The Law Society of British Columbia is calling on the federal government to guarantee border agents will not ask lawyers to provide passwords to their electronic devices when crossing the border.
Herman Van Ommen, the president of the law society, voiced concern about the issue in a letter to the federal government, after reports that Canada Border Service Agents had been asking for travellers’ passwords to digital devices. The law society is worried that this practice could have detrimental effects on client-solicitor privilege if applied to lawyers.
“As the Supreme Court of Canada has made clear, solicitor client privilege is a principle of fundamental justice and is a civil right of supreme importance in Canadian law,” Van Ommen said in a letter to Minister of Justice Jodi Wilson-Raybould and Minister of Public Safety Ralph Goodale.
“Its protection must be as close to absolute as possible.”
The government has said that travellers are legally obligated under section 99 the Customs Act to present their digital devices as they would any other goods when crossing the boarder, and that the act gives agents the right to examine them.
Van Ommen, however, said this section does not specifically authorize access to privileged documents.

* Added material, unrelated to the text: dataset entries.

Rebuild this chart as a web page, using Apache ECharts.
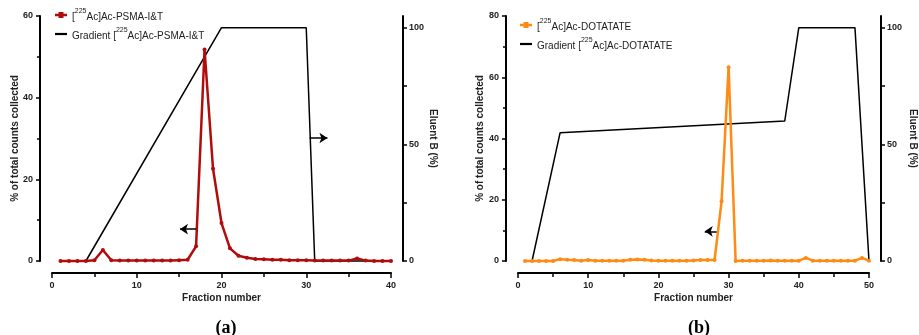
<!DOCTYPE html>
<html>
<head>
<meta charset="utf-8">
<script src="https://cdn.jsdelivr.net/npm/echarts@6/dist/echarts.min.js"></script>
<style>
html, body { margin: 0; padding: 0; background: #fff; }
#main { width: 919px; height: 335px; }
</style>
</head>
<body>
<div id="main"></div>
<script>
// (a) PSMA-I&T
var fractionsA = [1, 2, 3, 4, 5, 6, 7, 8, 9, 10, 11, 12, 13, 14, 15, 16, 17, 18, 19, 20,
    21, 22, 23, 24, 25, 26, 27, 28, 29, 30, 31, 32, 33, 34, 35, 36, 37, 38, 39, 40];
var countsA = [0, 0, 0, 0, 0.2, 2.7, 0.2, 0.1, 0.1, 0.1, 0.1, 0.1, 0.1, 0.1, 0.2, 0.3, 3.6, 51.8, 22.6, 9.3,
    3.1, 1.3, 0.8, 0.5, 0.4, 0.3, 0.3, 0.2, 0.2, 0.2, 0.1, 0.1, 0.1, 0.1, 0.1, 0.6, 0.1, 0, 0, 0];
var gradXA = [4, 20, 30, 31, 40];
var gradYA = [0, 100, 100, 0, 0];

// (b) DOTATATE
var fractionsB = [1, 2, 3, 4, 5, 6, 7, 8, 9, 10, 11, 12, 13, 14, 15, 16, 17, 18, 19, 20,
    21, 22, 23, 24, 25, 26, 27, 28, 29, 30, 31, 32, 33, 34, 35, 36, 37, 38, 39, 40,
    41, 42, 43, 44, 45, 46, 47, 48, 49, 50];
var countsB = [0, 0, 0, 0, 0, 0.6, 0.4, 0.3, 0.1, 0.3, 0.1, 0.1, 0.1, 0.1, 0.1, 0.4, 0.5, 0.4, 0.2, 0.1,
    0.1, 0.1, 0.1, 0.1, 0.2, 0.3, 0.3, 0.3, 19.5, 63.3, 0, 0.1, 0.1, 0.1, 0.1, 0.2, 0.1, 0.1, 0.1, 0.1,
    1.0, 0.1, 0.1, 0.1, 0.1, 0.1, 0.1, 0.1, 1.0, 0.1];
var gradXB = [2, 6, 38, 40, 48, 50];
var gradYB = [0, 55, 60, 100, 100, 0];

// arrows pointing at the axis each curve belongs to
var arrowCountsA = [[17, 7.8], [15.1, 7.8]];
var arrowGradA = [[30.4, 52.7], [32.5, 52.7]];
var arrowCountsB = [[28.3, 9.7], [26.6, 9.7]];
var arrowGradB = [[49.4, 52.8], [50.9, 52.8]];

function pairs(xs, ys) {
    return xs.map(function (x, i) { return [x, ys[i]]; });
}

var myChart = echarts.init(document.getElementById('main'));

var lblStyle = { fontSize: 9, fontWeight: 'bold', color: '#222', fontFamily: 'Liberation Sans' };
var nameStyle = { fontSize: 10, fontWeight: 'bold', color: '#222', fontFamily: 'Liberation Sans' };
var axLine = { show: true, onZero: false, lineStyle: { color: '#000', width: 2 } };

function xAx(grid, max) {
    return {
        type: 'value', gridIndex: grid, min: 0, max: max, interval: 10, offset: 12,
        name: 'Fraction number', nameLocation: 'middle', nameGap: 20, nameMoveOverlap: false,
        nameTextStyle: nameStyle,
        axisLine: axLine, axisTick: { show: true, length: 5, lineStyle: { width: 1.5 } },
        minorTick: { show: true, splitNumber: 2, length: 4, lineStyle: { color: '#000', width: 1.5 } },
        splitLine: { show: false }, axisLabel: Object.assign({ margin: 8 }, lblStyle)
    };
}
function yLeft(grid, max, gap) {
    return {
        type: 'value', gridIndex: grid, min: 0, max: max, interval: 20, offset: 12, position: 'left',
        name: '% of total counts collected', nameLocation: 'middle', nameGap: gap, nameMoveOverlap: false,
        nameTextStyle: nameStyle,
        axisLine: axLine, axisTick: { show: true, length: 4, lineStyle: { width: 1.5 } },
        minorTick: { show: true, splitNumber: 2, length: 3, lineStyle: { color: '#000', width: 1.5 } },
        splitLine: { show: false }, axisLabel: Object.assign({ margin: 7 }, lblStyle)
    };
}
function yRight(grid, gap) {
    return {
        type: 'value', gridIndex: grid, min: 0, max: 105, interval: 25, offset: 12, position: 'right',
        name: 'Eluent B (%)', nameLocation: 'middle', nameGap: gap, nameRotate: -90, nameMoveOverlap: false,
        nameTextStyle: nameStyle,
        axisLine: axLine,
        axisTick: { show: true, length: 4, lineStyle: { width: 1.5 }, customValues: [0, 25, 50, 75, 100] },
        splitLine: { show: false },
        axisLabel: Object.assign({ margin: 6, customValues: [0, 50, 100] }, lblStyle)
    };
}
function arrow(pts) {
    return {
        silent: true, symbol: ['none', 'arrow'], symbolSize: [8, 8],
        lineStyle: { color: '#000', width: 1.5, type: 'solid' },
        label: { show: false }, emphasis: { disabled: true },
        data: [[{ coord: pts[0] }, { coord: pts[1] }]]
    };
}

var legendText = {
    fontSize: 10, color: '#222', fontFamily: 'Liberation Sans',
    rich: {
        n: { fontSize: 10, color: '#222', verticalAlign: 'bottom', lineHeight: 14, fontFamily: 'Liberation Sans' },
        s: { fontSize: 7, color: '#222', verticalAlign: 'top', lineHeight: 14, fontFamily: 'Liberation Sans' }
    }
};
var legendNames = {
    'PSMA': '{n|[}{s|225}{n|Ac]Ac-PSMA-I&T}',
    'GradPSMA': '{n|Gradient [}{s|225}{n|Ac]Ac-PSMA-I&T}',
    'DOTA': '{n|[}{s|225}{n|Ac]Ac-DOTATATE}',
    'GradDOTA': '{n|Gradient [}{s|225}{n|Ac]Ac-DOTATATE}'
};
var barIcon = 'path://M0,0L12,0L12,2.2L0,2.2Z';
var dotIcon = 'path://M0,1.8L3.5,1.8L3.5,0L8.5,0L8.5,1.8L12,1.8L12,4.2L8.5,4.2L8.5,6L3.5,6L3.5,4.2L0,4.2Z';

var option = {
    animation: false,
    title: [
        { text: '{p|(}{b|a}{p|)}', left: 221, top: 314, textAlign: 'center',
          textStyle: { rich: { p: { fontSize: 18, fontFamily: 'Liberation Serif', color: '#000' },
                               b: { fontSize: 18, fontWeight: 'bold', fontFamily: 'Liberation Serif', color: '#000' } } } },
        { text: '{p|(}{b|b}{p|)}', left: 694, top: 314, textAlign: 'center',
          textStyle: { rich: { p: { fontSize: 18, fontFamily: 'Liberation Serif', color: '#000' },
                               b: { fontSize: 18, fontWeight: 'bold', fontFamily: 'Liberation Serif', color: '#000' } } } }
    ],
    legend: [
        { data: [{ name: 'PSMA', icon: dotIcon }, { name: 'GradPSMA', icon: barIcon }],
          orient: 'vertical', left: 50, top: 3, itemGap: 5,
          itemWidth: 12, itemHeight: 6, formatter: function (n) { return legendNames[n]; },
          textStyle: legendText, selectedMode: false },
        { data: [{ name: 'DOTA', icon: dotIcon }, { name: 'GradDOTA', icon: barIcon }],
          orient: 'vertical', left: 515, top: 13, itemGap: 5,
          itemWidth: 12, itemHeight: 6, formatter: function (n) { return legendNames[n]; },
          textStyle: legendText, selectedMode: false }
    ],
    grid: [
        { left: 52, top: 16, width: 339, height: 245 },
        { left: 518, top: 16, width: 351, height: 245 }
    ],
    xAxis: [xAx(0, 40), xAx(1, 50)],
    yAxis: [yLeft(0, 60, 20), yRight(0, 25), yLeft(1, 80, 21), yRight(1, 27)],
    series: [
        { name: 'GradPSMA', type: 'line', xAxisIndex: 0, yAxisIndex: 1, data: pairs(gradXA, gradYA),
          symbol: 'none', clip: false, lineStyle: { color: '#000', width: 1.5 }, itemStyle: { color: '#000' },
          markLine: arrow(arrowGradA) },
        { name: 'PSMA', type: 'line', xAxisIndex: 0, yAxisIndex: 0, data: pairs(fractionsA, countsA),
          symbol: 'circle', symbolSize: 4, clip: false,
          lineStyle: { color: '#b00c0c', width: 2.5 }, itemStyle: { color: '#b00c0c' },
          markLine: arrow(arrowCountsA) },
        { name: 'GradDOTA', type: 'line', xAxisIndex: 1, yAxisIndex: 3, data: pairs(gradXB, gradYB),
          symbol: 'none', clip: false, lineStyle: { color: '#000', width: 1.5 }, itemStyle: { color: '#000' },
          markLine: arrow(arrowGradB) },
        { name: 'DOTA', type: 'line', xAxisIndex: 1, yAxisIndex: 2, data: pairs(fractionsB, countsB),
          symbol: 'circle', symbolSize: 4, clip: false,
          lineStyle: { color: '#ff8a14', width: 2.5 }, itemStyle: { color: '#ff8a14' },
          markLine: arrow(arrowCountsB) }
    ]
};
myChart.setOption(option);
</script>
</body>
</html>
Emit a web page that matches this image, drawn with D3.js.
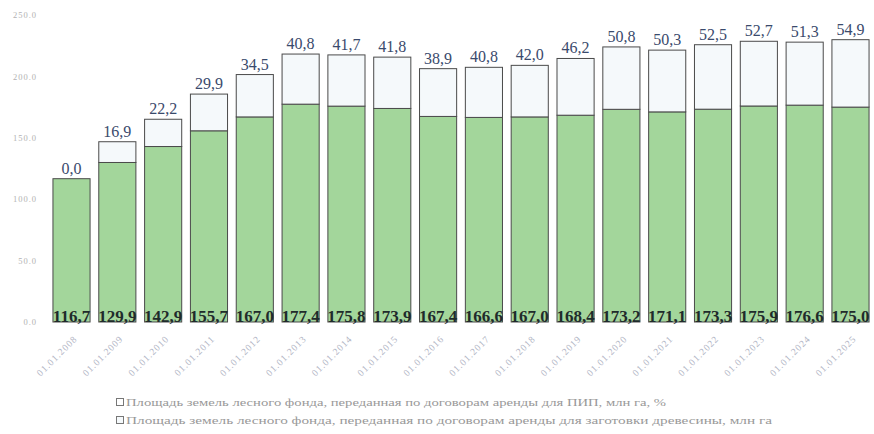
<!DOCTYPE html>
<html>
<head>
<meta charset="utf-8">
<script src="https://cdn.jsdelivr.net/npm/d3@7"></script>
<style>
  body { margin: 0; background: #fff; }
  svg { display: block; }
</style>
</head>
<body>
<div class="graph-container"></div>
<script>
// data
const dates = ['01.01.2008', '01.01.2009', '01.01.2010', '01.01.2011', '01.01.2012', '01.01.2013',
    '01.01.2014', '01.01.2015', '01.01.2016', '01.01.2017', '01.01.2018', '01.01.2019',
    '01.01.2020', '01.01.2021', '01.01.2022', '01.01.2023', '01.01.2024', '01.01.2025'];
const wood = [116.7, 129.9, 142.9, 155.7, 167.0, 177.4, 175.8, 173.9, 167.4, 166.6, 167.0, 168.4,
    173.2, 171.1, 173.3, 175.9, 176.6, 175.0];
const pip = [0.0, 16.9, 22.2, 29.9, 34.5, 40.8, 41.7, 41.8, 38.9, 40.8, 42.0, 46.2,
    50.8, 50.3, 52.5, 52.7, 51.3, 54.9];
const yTicks = [0, 50, 100, 150, 200, 250];
const legendNames = [
    'Площадь земель лесного фонда, переданная по договорам аренды для ПИП, млн га, %',
    'Площадь земель лесного фонда, переданная по договорам аренды для заготовки древесины, млн га'
];

// graph constants
const w = 874;
const h = 434;
const colors = ['#a3d69b', '#f5f9fb'];
const serif = 'Liberation Serif';
const fmt = v => v.toFixed(1).replace('.', ',');

const svg = d3.select('div.graph-container')
    .append('svg')
    .attr('width', w)
    .attr('height', h);

const xScale = d3.scaleBand()
    .domain(dates)
    .range([48.6, 873.4])
    .paddingInner(0.19)
    .paddingOuter(0.095);

const yScale = d3.scaleLinear()
    .domain([0, 250])
    .range([322, 15]);

// y axis (labels only)
const yAxis = d3.axisLeft(yScale)
    .tickValues(yTicks)
    .tickSize(0)
    .tickPadding(0)
    .tickFormat(d => d.toFixed(1));
const gy = svg.append('g')
    .attr('transform', 'translate(37, 0)')
    .call(yAxis);
gy.select('.domain').remove();
gy.attr('font-family', serif).attr('font-size', 8.5);
gy.selectAll('text')
    .attr('fill', '#b2b2b2')
    .attr('letter-spacing', 1);

// x axis (rotated labels)
const xAxis = d3.axisBottom(xScale).tickSize(0).tickPadding(0);
const gx = svg.append('g')
    .attr('transform', 'translate(0, 330)')
    .call(xAxis);
gx.select('.domain').remove();
gx.attr('font-family', serif).attr('font-size', 9.5);
gx.selectAll('text')
    .attr('fill', '#b0b4c4')
    .attr('letter-spacing', 1)
    .attr('text-anchor', 'end')
    .attr('dy', '0.35em')
    .attr('transform', 'translate(4, 7) rotate(-45)');

// green segment
svg.selectAll('rect.wood')
    .data(dates)
    .enter()
    .append('rect')
    .attr('class', 'wood')
    .attr('x', d => xScale(d))
    .attr('width', xScale.bandwidth())
    .attr('y', (d, i) => yScale(wood[i]))
    .attr('height', (d, i) => yScale(0) - yScale(wood[i]))
    .attr('fill', colors[0])
    .attr('stroke', '#4a4a4a')
    .attr('stroke-width', 1);

// white segment
svg.selectAll('rect.pip')
    .data(dates)
    .enter()
    .append('rect')
    .attr('class', 'pip')
    .attr('x', d => xScale(d))
    .attr('width', xScale.bandwidth())
    .attr('y', (d, i) => yScale(wood[i] + pip[i]))
    .attr('height', (d, i) => yScale(wood[i]) - yScale(wood[i] + pip[i]))
    .attr('fill', colors[1])
    .attr('stroke', '#4a4a4a')
    .attr('stroke-width', 1);

// top labels
svg.selectAll('text.top')
    .data(dates)
    .enter()
    .append('text')
    .attr('class', 'top')
    .attr('x', d => xScale(d) + xScale.bandwidth() / 2)
    .attr('y', (d, i) => yScale(wood[i] + pip[i]) - 5)
    .attr('text-anchor', 'middle')
    .attr('fill', '#3a4a6c')
    .attr('font-family', serif)
    .attr('font-size', 16)
    .text((d, i) => fmt(pip[i]));

// bottom labels
svg.selectAll('text.bottom')
    .data(dates)
    .enter()
    .append('text')
    .attr('class', 'bottom')
    .attr('x', d => xScale(d) + xScale.bandwidth() / 2)
    .attr('y', yScale(0))
    .attr('text-anchor', 'middle')
    .attr('fill', '#1f2b2b')
    .attr('font-family', serif)
    .attr('font-weight', 'bold')
    .attr('font-size', 17)
    .text((d, i) => fmt(wood[i]));

// legend
const legend = svg.append('g').attr('transform', 'translate(116, 0)');
const legendY = [406, 424];
const legendLen = [540, 646];
legendNames.forEach((name, i) => {
    legend.append('rect')
        .attr('x', 0.5)
        .attr('y', legendY[i] - 7.5)
        .attr('width', 7)
        .attr('height', 7)
        .attr('fill', i === 0 ? '#fff' : colors[1])
        .attr('stroke', '#777');
    legend.append('text')
        .attr('x', 10)
        .attr('y', legendY[i])
        .attr('fill', '#999')
        .attr('textLength', legendLen[i])
        .attr('lengthAdjust', 'spacingAndGlyphs')
        .attr('font-family', serif)
        .attr('font-size', 11)
        .text(name);
});
</script>
</body>
</html>
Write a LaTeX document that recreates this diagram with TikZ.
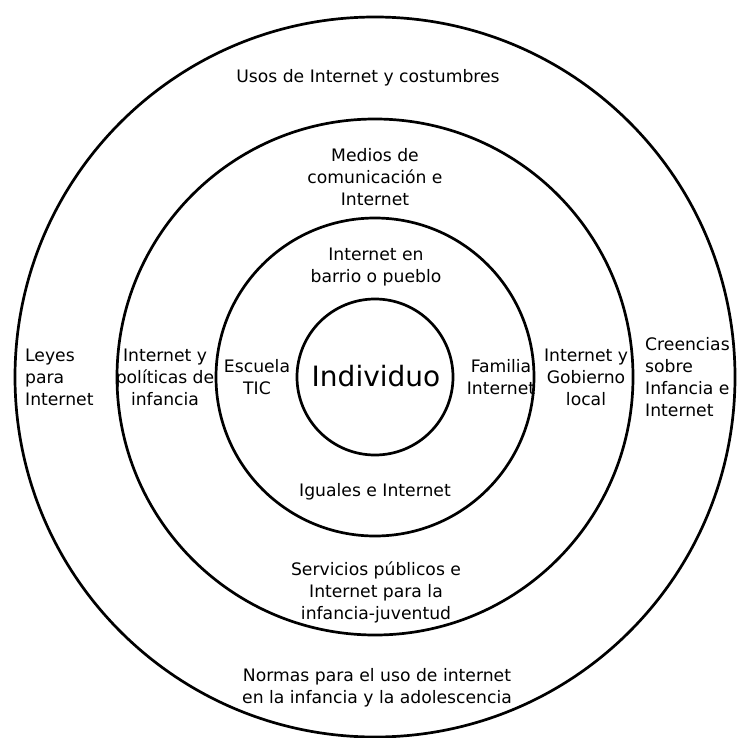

In the United States, the policy of U.S. Customs and Border Protection concerning inspecting devices says that CBP officers must “strictly adhere to all constitutional and statutory requirements, including those that are applicable to privileged, personal, or business confidential information.”
But in Canada, it is less clear whether devices that contain privileged information will be exempt.
An operational bulletin issued by CBSA in 2015 said that while customs officers cannot arrest travellers for refusing to provide a password, they can confiscate the device for further examination.
The bulletin also said that passwords “are not to be sought to gain access to any type of account (including any social, professional, corporate, or user accounts), files or information that might potentially be stored remotely or on-line.”
CBSA policy states that examinations of devices should not be conducted routinely and that they should only be conducted when there are grounds that “evidence of contraventions may be found on the digital device or media.”
In his letter, Van Ommen asked that the government make assurances that if lawyers refuse requests for passwords, agents will not confiscate the devices or detain the lawyer.
“By refusing access to the password, the lawyer is only discharging his or her professional obligations as required by the various codes of professional conduct across the country,” he wrote.
He also called on the government to amend the bulletin to bring it in line with the American policy on privileged information.
Scott Bardsley, a spokesman for Goodale, said in an emailed statement that CBSA officers are trained to conduct all border examinations with “as much respect for privacy as possible.”
“By law, the only purpose of such an examination can be to enforce CBSA-mandated legislation that governs the cross-border movement of people and goods, notably the Customs Act and the Immigration and Refugee Protection Act,” he said.
“Officers are prohibited by law from conducted examinations for the sole or primary purpose of looking for evidence of a criminal offence. Officers are required to document the reasoning for a search and how it is conducted.”